Small problems with game..

  • Thread starter Thread starter Brian
  • Start date Start date
B

Brian

Hello all,

Hope you all had a enjoyable Christmas and New Year!

Making some good progress on my Air Hockey game, which you've all
heard so much about! :)

Apologies for the vagueness of the following:

Having some little problems not... got my hit-testing working but am
having problems with it at the bottom of the table (typically) for
some reason. The puck seems to react a couple of times at the bottom.
Here's a link to my Table form (along with the Table and puck - put in
Debug folder to work!)

Could ye please have a look at it and suggest why this could be
happening?

PS - Also, i'm about to begin to implement user interaction into it.
Such as the puck reacting when the mouse enters it?

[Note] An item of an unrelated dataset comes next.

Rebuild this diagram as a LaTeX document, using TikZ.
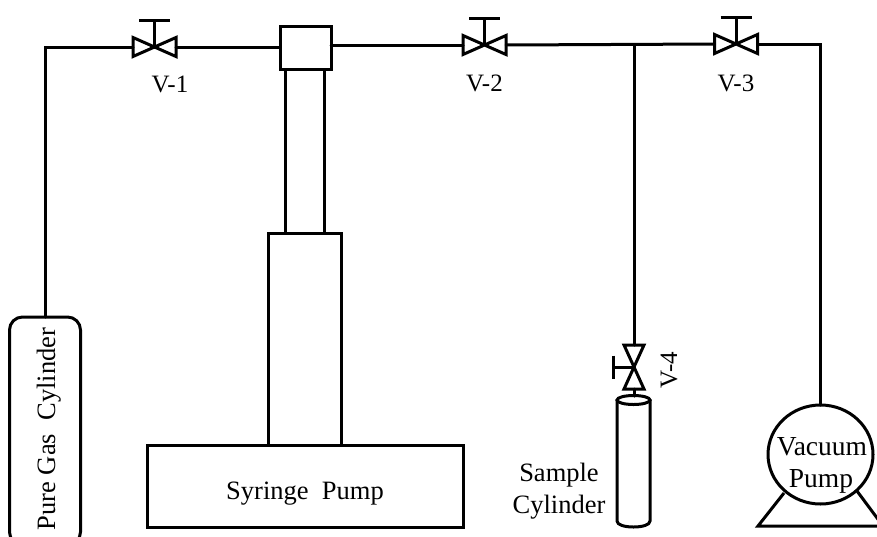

How could i go
about implementing this?
 
Brian,

You haven't posted any code, or attached a project. It would be helpful
=)
 
I think that what is happening is that your puck sometimes winds up
below the bottom of the table, so far that it is two velocity-intervals
off, so that it senses it is off, reverses direction, then in the next
cycle sees it is _still_ off, reverses direction again, and - somehow;
this isn't really clear to me - finds its way back onto the table this
time. I think the root cause of this may be the discrepancy between
your "pth" region, with a boundary at 596, and your lower bound limit
of 595. Another source of problem is the diagonals of the pth
trapezoid - with respect to x position, it will be common to see it
"straddle" the boundary because the x coordinate of the boundary
changes as it moves in the y direction.

HTH,
--Carl
 
Hello Brian. The game is coming along nicely since the last time I saw it.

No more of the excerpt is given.